Mozi’s capital was formerly named Lourenço Marques after a Portuguese explorer who landed here in 1544. Before Mozamibique’s civil war, Maputo was one of Africa’s most important commercial cities and the main port from where South Africa shipped its mining products. Although the war scars are still visible, it hasn’t lost its distinct Portuguese atmosphere with bakeries on every corner and street-side cafes à la Paris or Buenos Aires. You can also feast on the freshest sea food ever, prepared ‘peri-peri’ (spicy) style. Besides that, Maputo is known for its pumping nightlife. There are a few sights left from pre-war times like the Fort of Nossa Senhora da Conceiao (Our Lady of Conception) and the restored Central Train Station which was built in 1910 by Gustave Eiffel. You will also find a fish and a craft market in town. For an art experience of a different kind, head to Núcleo Arte – a co-operative transforming weapons into art pieces, reflecting the country’s change. The artists are very friendly; they show you how they work and allow you to take pics. For a day out, hop on one of the boats to Inhaca Island. There, you can visit the maritime museum and the historic lighthouse or just go for a leisurely walk. The Maputo Elephant Reserve, south of the capital, covers 104,000 hectares and is famous for its large herds of elephants and flocks of flamingos.
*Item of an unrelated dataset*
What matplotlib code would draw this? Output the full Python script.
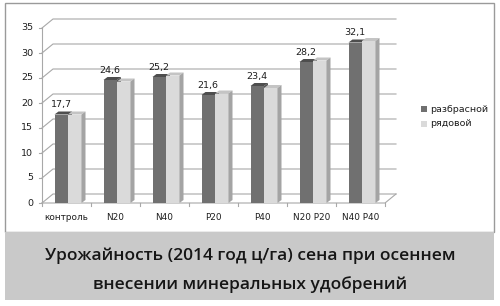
import matplotlib
matplotlib.use("Agg")
import matplotlib.pyplot as plt
from matplotlib.patches import Polygon, Rectangle

categories = ["контроль", "N20", "N40", "P20", "P40", "N20 P20", "N40 P40"]
razbrasnoy = [17.7, 24.6, 25.2, 21.6, 23.4, 28.2, 32.1]
ryadovoy = [17.7, 24.3, 25.5, 21.9, 23.0, 28.5, 32.4]
series_names = ["разбрасной", "рядовой"]
y_ticks = [0, 5, 10, 15, 20, 25, 30, 35]
title_lines = ["Урожайность (2014 год ц/га) сена при осеннем",
               "внесении минеральных удобрений"]

W, H = 500, 306
fig = plt.figure(figsize=(W / 100, H / 100), dpi=100)

# overlay in pixel coordinates (origin top-left)
ov = fig.add_axes([0, 0, 1, 1])
ov.set_xlim(0, W)
ov.set_ylim(H, 0)
ov.axis("off")
ov.add_patch(Rectangle((5, 3), 489, 229, facecolor="white", edgecolor="#9a9a9a", lw=1.0))
ov.add_patch(Rectangle((5, 232), 489, 68, facecolor="#c9c9c9", edgecolor="none"))
for k, line in enumerate(title_lines):
    ov.text(250, 256 + 29 * k, line, ha="center", va="center", fontsize=12.5,
            color="#161616", family="Open Sans", fontweight="semibold")

# main chart axes
x0p, x1p, y0p, y1p = 42, 385, 203, 28
ax = fig.add_axes([x0p / W, (H - y0p) / H, (x1p - x0p) / W, (y0p - y1p) / H])
n = len(categories)
ax.set_xlim(-0.5, n - 0.5)
ax.set_ylim(0, 35)
ax.axis("off")

upx = n / (x1p - x0p)          # data units per pixel (x)
vpx = 35 / (y0p - y1p)         # data units per pixel (y)
dx, dy = 11 * upx, 9 * vpx     # wall depth
grid_c = "#a8a8a8"
txt_c = "#1e1e1e"

for v in y_ticks:
    ax.plot([-0.5, -0.5 + dx, n - 0.5 + dx], [v, v + dy, v + dy],
            color=grid_c, lw=0.8, clip_on=False, zorder=1)
    ax.plot([-0.5 - 3 * upx, -0.5], [v, v], color=grid_c, lw=0.8, clip_on=False)
    ax.text(-0.5 - 9 * upx, v, str(v), ha="right", va="center", fontsize=6.8,
            color=txt_c)
# left axis line, floor front & right edge
ax.plot([-0.5, -0.5], [0, 35], color=grid_c, lw=0.8, clip_on=False)
ax.plot([-0.5, n - 0.5, n - 0.5 + dx], [0, 0, dy], color=grid_c, lw=0.8, clip_on=False)
for k in range(n + 1):
    ax.plot([k - 0.5, k - 0.5], [0, -3 * vpx], color=grid_c, lw=0.8, clip_on=False)

bw = 13.5 * upx
tdx, tdy = 4 * upx, 3 * vpx
dark_front, dark_top = "#707070", "#4e4e4e"
light_front, light_top, light_side = "#dadada", "#c4c4c4", "#a4a4a4"

for i, (a, b) in enumerate(zip(razbrasnoy, ryadovoy)):
    c = i + 1.5 * upx
    # dark bar
    ax.add_patch(Rectangle((c - bw, 0), bw, a, facecolor=dark_front, edgecolor="none", zorder=3))
    ax.add_patch(Polygon([(c - bw, a), (c - bw + tdx, a + tdy), (c + tdx, a + tdy), (c, a)],
                         closed=True, facecolor=dark_top, edgecolor="none", zorder=3))
    ax.add_patch(Polygon([(c, 0), (c + tdx, tdy), (c + tdx, a + tdy), (c, a)],
                         closed=True, facecolor="#555555", edgecolor="none", zorder=2.9))
    # light bar
    ax.add_patch(Rectangle((c, 0), bw, b, facecolor=light_front, edgecolor="none", zorder=4))
    ax.add_patch(Polygon([(c, b), (c + tdx, b + tdy), (c + bw + tdx, b + tdy), (c + bw, b)],
                         closed=True, facecolor=light_top, edgecolor="none", zorder=4))
    ax.add_patch(Polygon([(c + bw, 0), (c + bw + tdx, tdy), (c + bw + tdx, b + tdy), (c + bw, b)],
                         closed=True, facecolor=light_side, edgecolor="none", zorder=4))
    ax.text(c - bw / 2, a + tdy + 2 * vpx, f"{a:.1f}".replace(".", ","), ha="center",
            va="bottom", fontsize=6.8, color=txt_c, zorder=5)
    ax.text(i, -15 * vpx, categories[i], ha="center", va="center", fontsize=6.4,
            color=txt_c)

# legend
for j, (name, col) in enumerate(zip(series_names, [dark_front, light_front])):
    yy = 109 + j * 15
    ov.add_patch(Rectangle((421, yy - 3), 6, 6, facecolor=col, edgecolor="none"))
    ov.text(430, yy, name, ha="left", va="center", fontsize=6.8, color=txt_c)

fig.savefig("out.png", dpi=100)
Established in 1534 as a trading post by the Portuguese, Inhambane is one of the oldest towns in Mozambique. It soon became one of the most important ports of the country. The Portuguese influence can still be seen in many buildings today – the almost 200 years old Cathedral of our Lady of Conception (you can climb the spire for an excellent view); the old governor’s house and the railway station. Also visit the former slave market which today is a Mercado that sells seafood and produce. Most tourists use Inhambane as a gateway to the idyllic beaches of Tofo and, less known, Jangamo, Tofinho and Barra. From the harbour, you can also go on a scenic dhow trip across the bay.

Praia de Barra

Praia de Barra is yet another one of Mozambique’s perfect beaches at the warm Indian Ocean. Water activities include snorkeling, diving, fishing. You can also go on a dhow trip.